*Problem details*
Report the number of lines containing "this", with no other words.

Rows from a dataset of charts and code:
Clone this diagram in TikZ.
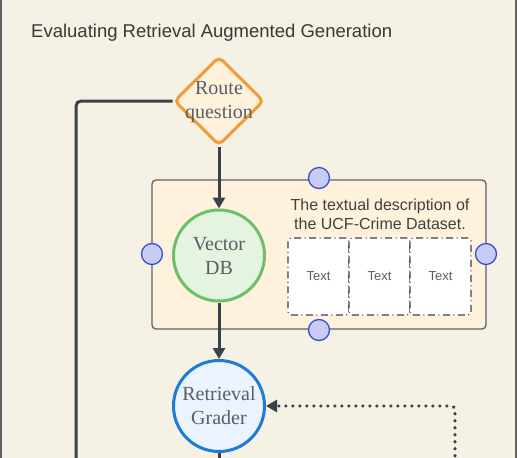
\documentclass[tikz,border=0pt]{standalone}
\usepackage{fontspec}
\setmainfont{Liberation Serif}
\setsansfont{Liberation Sans}
\usetikzlibrary{shapes.geometric,arrows.meta}
\definecolor{bg}{HTML}{F5F1E4}
\definecolor{frameg}{HTML}{5F6266}
\definecolor{linec}{HTML}{3A414A}
\definecolor{orng}{HTML}{F29B38}
\definecolor{orngfill}{HTML}{FFF2DC}
\definecolor{grn}{HTML}{6CC06A}
\definecolor{grnfill}{HTML}{E5F4E0}
\definecolor{blu}{HTML}{1E7BD8}
\definecolor{blufill}{HTML}{EAF3FE}
\definecolor{hdl}{HTML}{C8CCF5}
\definecolor{hdlline}{HTML}{3A4FC8}
\definecolor{txtg}{HTML}{5A5E66}
\tikzset{
  conn/.style={draw=linec, line width=3pt, rounded corners=5pt},
  tip/.style={-{Triangle[length=11pt,width=12pt]}},
  handle/.style={circle, draw=hdlline, fill=hdl, line width=1.3pt, minimum size=21pt, inner sep=0pt},
  roundnode/.style={circle, line width=3pt, minimum size=91pt, inner sep=0pt, align=center, text=txtg, font=\fontsize{20}{24}\selectfont},
  textbox/.style={draw=linec, fill=white, line width=1.1pt, dash pattern=on 7pt off 3.5pt on 1pt off 3.5pt, rounded corners=3pt, minimum width=61pt, minimum height=77pt, inner sep=0pt, font=\sffamily\fontsize{13}{15}\selectfont, text=txtg}
}
\begin{document}
\begin{tikzpicture}[x=1pt,y=-1pt]
\useasboundingbox (0,0) rectangle (517,458);
\fill[bg] (0,0) rectangle (517,458);
\draw[frameg, line width=2pt] (1,-2) -- (1,460);
\draw[frameg, line width=2pt] (516,-2) -- (516,460);
\node[anchor=west, inner sep=0pt, font=\sffamily\fontsize{18.5}{22}\selectfont, text=black!78] (title) at (31,33) {Evaluating Retrieval Augmented Generation};

% container
\node[draw=frameg, fill=orngfill, line width=1.3pt, rounded corners=4pt, minimum width=334pt, minimum height=149pt, inner sep=0pt] (cont) at (319,254.5) {};
\node[handle] (ht) at (319,178) {};
\node[handle] (hb) at (319,330) {};
\node[handle] (hl) at (152,254) {};
\node[handle] (hr) at (486,254) {};

\node[align=center, font=\sffamily\fontsize{16}{19}\selectfont, text=black!75] (desc) at (380,214) {The textual description of\\the UCF-Crime Dataset.};
\node[textbox] (t1) at (318.5,276.5) {Text};
\node[textbox] (t2) at (379.5,276.5) {Text};
\node[textbox] (t3) at (440.5,276.5) {Text};

% diamond
\node[diamond, aspect=1, draw=orng, fill=orngfill, line width=3pt, rounded corners=5pt, minimum width=90pt, minimum height=89pt, inner sep=0pt] (route) at (219,101) {};
\node[align=center, text=txtg, font=\fontsize{20}{24}\selectfont] (routetxt) at (219,102) {Route\\question};

\node[roundnode, draw=grn, fill=grnfill] (vdb) at (219,255.5) {Vector\\DB};
\node[roundnode, draw=blu, fill=blufill] (grader) at (219,406) {Retrieval\\Grader};

\coordinate (leftbot) at (76,470);
\coordinate (gradbot) at (219,470);
\coordinate (dotbot) at (455,470);

\draw[conn] (route.west) -- (76,101) -- (leftbot);
\draw[conn, tip] (route.south) -- (vdb.north);
\draw[conn, tip] (vdb.south) -- (grader.north);
\draw[conn] (grader.south) -- (gradbot);
\draw[draw=linec, line width=3.2pt, line cap=round, dash pattern=on 0.5pt off 6.5pt, rounded corners=4pt, tip] (dotbot) -- (455,406) -- (grader.east);
\end{tikzpicture}
\end{document}
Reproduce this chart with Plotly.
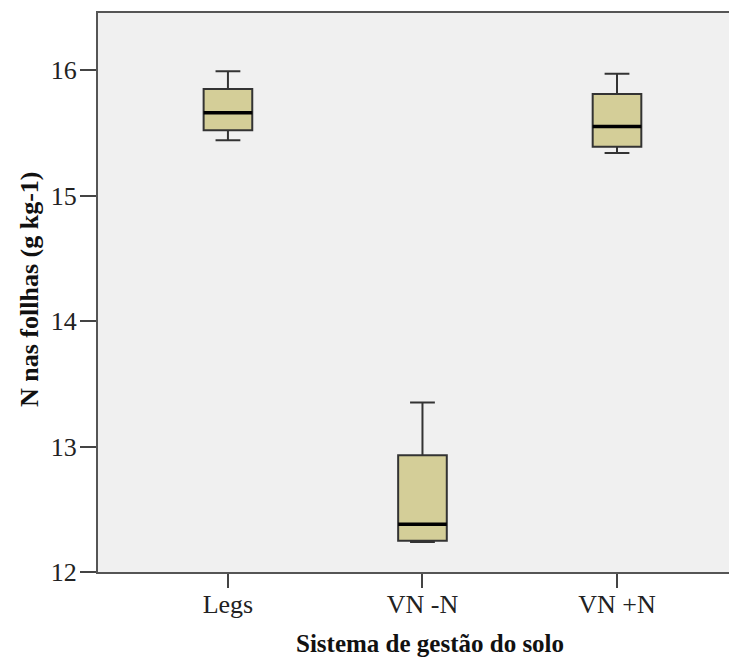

*Task solution*
2